From the Winter 2004 issue of The News Media & The Law, page 4. In these troubled times when national…

From the Winter 2004 issue of The News Media & The Law, page 4.

In these troubled times when national security seems to trump every argument civil libertarians raise regarding the loss of First Amendment rights and the public's right to know, it's time to remind our leaders that it's the People who have put them in power. And the People determined more than 200 years ago that the powers given our leaders are not unlimited.

Yes, it's time for a civics lesson for all of us — politicians and pundits, journalists and citizens. We apparently have collectively forgotten the principles upon which this country was founded. How else can one explain the secret federal court case of Mohamed Kamel Bellahouel?

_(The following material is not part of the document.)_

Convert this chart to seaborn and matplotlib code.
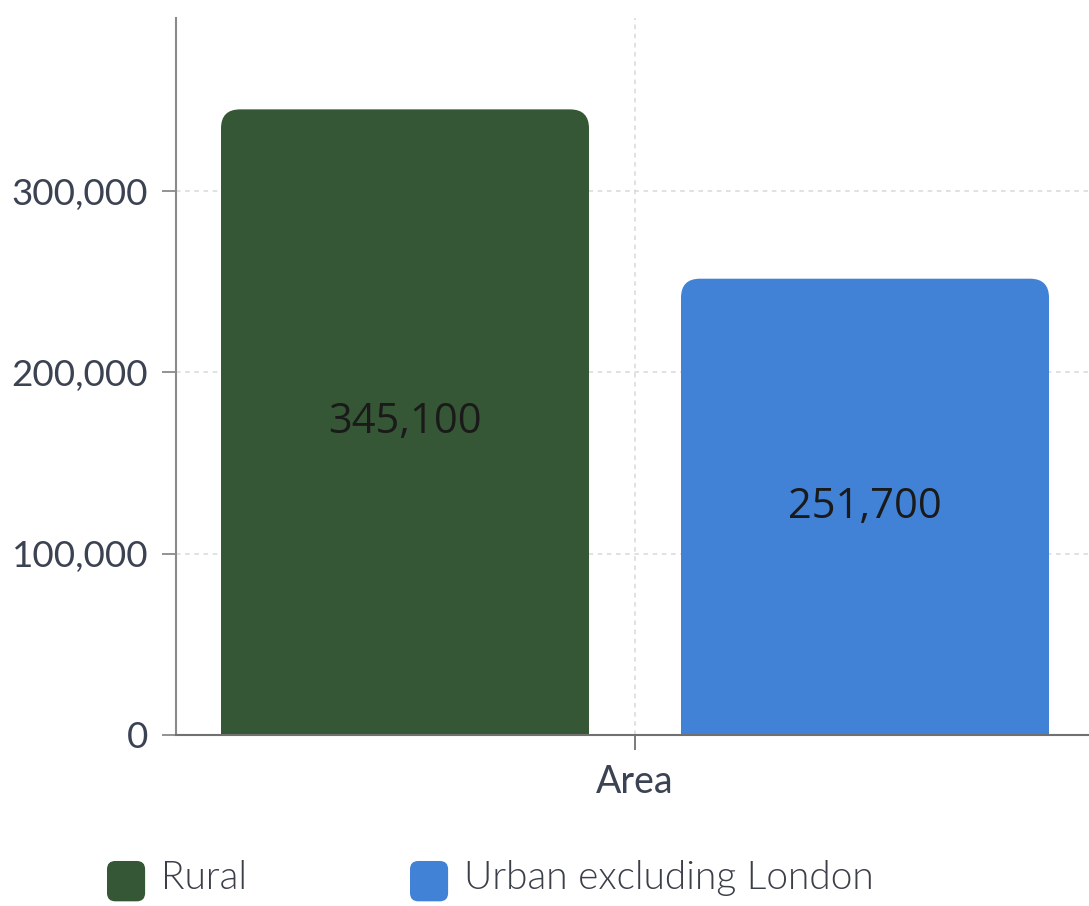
import matplotlib
matplotlib.use("Agg")
import matplotlib.pyplot as plt
import seaborn as sns
import pandas as pd
from matplotlib.path import Path
from matplotlib.patches import PathPatch, FancyBboxPatch
from matplotlib.legend_handler import HandlerPatch
from matplotlib.ticker import FuncFormatter

# ---- data ----
category = ["Area"]
series = ["Rural", "Urban excluding London"]
values = [345100, 251700]
colors = ["#365735", "#4182D7"]
y_ticks = [0, 100000, 200000, 300000]

df = pd.DataFrame({"x": category * len(series), "series": series, "value": values})

sns.set_theme(style="white")
plt.rcParams["font.family"] = ["Lato", "DejaVu Sans"]

W, H, DPI = 1089, 906, 100
fig = plt.figure(figsize=(W / DPI, H / DPI), dpi=DPI)
ax_left, ax_right, ax_top, ax_bottom = 176, 1094, 18, 735
ax = fig.add_axes([ax_left / W, 1 - ax_bottom / H, (ax_right - ax_left) / W, (ax_bottom - ax_top) / H])

sns.barplot(data=df, x="x", y="value", hue="series", palette=colors, hue_order=series,
            width=0.8, gap=0.2, ax=ax, legend=False, saturation=1)

ymax = 395500
ax.set_ylim(0, ymax)
px_unit = 1150.0
half = (ax_right - ax_left) / 2 / px_unit
ax.set_xlim(-half, half)

# rounded tops
px_per_x = px_unit
px_per_y = (ax_bottom - ax_top) / ymax
r_px = 19
rx = r_px / px_per_x
ry = r_px / px_per_y
for patch, col in zip(ax.patches, colors):
    x0 = patch.get_x()
    x1 = x0 + patch.get_width()
    top = patch.get_height()
    verts = [(x0, 0), (x0, top - ry), (x0, top), (x0 + rx, top), (x1 - rx, top),
             (x1, top), (x1, top - ry), (x1, 0), (x0, 0)]
    codes = [Path.MOVETO, Path.LINETO, Path.CURVE3, Path.CURVE3, Path.LINETO,
             Path.CURVE3, Path.CURVE3, Path.LINETO, Path.CLOSEPOLY]
    patch.set_visible(False)
    ax.add_patch(PathPatch(Path(verts, codes), facecolor=col, edgecolor="none", zorder=2))

for cont in ax.containers:
    ax.bar_label(cont, labels=[f"{v:,.0f}" for v in cont.datavalues], label_type="center",
                 fontsize=30, color="#1a1a1a", family=["Open Sans", "DejaVu Sans"])

ax.set_yticks(y_ticks)
ax.yaxis.set_major_formatter(FuncFormatter(lambda v, p: f"{v:,.0f}"))
ax.set_xlabel("")
ax.set_ylabel("")

ax.grid(True, axis="both", color="#d9d9d9", linestyle=(0, (3, 3)), linewidth=1.1, zorder=0)
ax.set_axisbelow(True)
for s in ["top", "right"]:
    ax.spines[s].set_visible(False)
ax.spines["left"].set_color("#8a8a8a")
ax.spines["left"].set_linewidth(1.5)
ax.spines["bottom"].set_color("#707070")
ax.spines["bottom"].set_linewidth(1.5)
ax.tick_params(axis="y", left=True, length=10, width=1.3, color="#8a8a8a", pad=10,
               labelsize=26.5, labelcolor="#3b4252")
ax.tick_params(axis="x", bottom=True, length=11, width=1.3, color="#707070", pad=10,
               labelsize=27, labelcolor="#3b4252")


class RoundHandler(HandlerPatch):
    def create_artists(self, legend, orig_handle, xdescent, ydescent, width, height, fontsize, trans):
        p = FancyBboxPatch((-xdescent, -ydescent - 6), width, height + 4,
                           boxstyle="round,pad=0,rounding_size=6",
                           facecolor=orig_handle.get_facecolor(), edgecolor="none", transform=trans)
        return [p]


handles = [FancyBboxPatch((0, 0), 1, 1, facecolor=c) for c in colors]
leg = fig.legend(handles, series, loc="lower left", bbox_to_anchor=(72 / W, -0.0275), ncol=2,
                 frameon=False, handlelength=0.98, handleheight=1.0,
                 handletextpad=0.42, columnspacing=4.18,
                 handler_map={FancyBboxPatch: RoundHandler()},
                 prop={"family": ["Lato", "DejaVu Sans"], "weight": 300, "size": 28})
for t in leg.get_texts():
    t.set_color("#3a3f48")

fig.savefig("out.png", dpi=DPI)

Bellahouel is an Algerian-born waiter who was arrested in 2001 after he apparently waited on two of the Sept. 11 hijackers at a Delray Beach, Fla., restaurant (see cover story). He was jailed in a federal detention center and brought an action for a writ of habeas corpus, a petition essentially asking the court to order the government to justify his detention or let him go. After five months Bellahouel was released, but he continued his action, asking the court to order the records of his detention to be publicly released. Every document in his U.S. District Court and U.S. Court of Appeals case is sealed. It didn't even exist on the courts' public docket.

Unfortunately, the Bellahouel case is not an aberration. Federal judges lately seem to have deliberately ignored established law that bans secret imprisonment.

So let's review what we are supposed to know about American government. Let's call it "Civics in a Nutshell": Founding Father Alexander Hamilton wrote in 1788 in The Federalist No. 84 that a government policy that allows "confinement of the person, by secretly hurrying him to jail, where his sufferings are unknown or forgotten" is a "dangerous engine of arbitrary government." Hamilton didn't pull that notion from thin air; he was quoting from the 18th century commentaries of English lawyer Sir William Blackstone, who called the habeas corpus act "the bulwark of the British Constitution."

Building on that notion, the U.S. Supreme Court found in 1980 in Richmond Newspapers v. Virginia that the public has a presumptive right of access to criminal trials. In 1984, it further developed the law in this area by declaring that a judge may close access to criminal proceedings only after making specific on-the-record findings that "closure is essential to preserve higher values and is narrowly tailored to serve that interest."

So how did we get to a point in this country where more than a thousand men were secretly arrested, jailed and deported on immigration violations? How can Arab and Muslim men be secretly arrested, indicted, convicted and imprisoned in secret? How can the U.S. Supreme Court be deciding a case that does not publicly identify who the petitioner is or what courts the case came from, and in which not one word of the solicitor general's response to the petition is publicly available?

Some of the "problem" comes from the way the government has handled terrorism cases. The Richmond Newspapers line of cases dealt with criminal trials. While some courts have extended protections for the public's right to know to civil and administrative proceedings, the Supreme Court has not yet addressed the breadth of the constitutional right of access to all types of court proceedings. The Justice Department has taken full advantage of the system by handling more than 750 of the detainee cases as immigration cases, administrative proceedings conducted entirely by the executive branch and, according to the Justice Department, not subject to constitutional protections afforded by the courts.

But we also know that some felony terrorism and drug prosecutions, particularly in Florida and Washington, D.C., have been conducted entirely in secret. None of the closures has followed the procedures required by the Supreme Court.

The public cannot object to secret justice if they don't know about it. Reporters must scour federal court dockets and look for suspicious entries. They should contact local criminal defense attorneys and ask whether entire cases are being conducted in secret. And they should contact immigration organizations to ask whether any local immigrants have disappeared.

We don't live in a dictatorship where people mysteriously disappear from the streets. This is the United States of America. And we should start acting like it.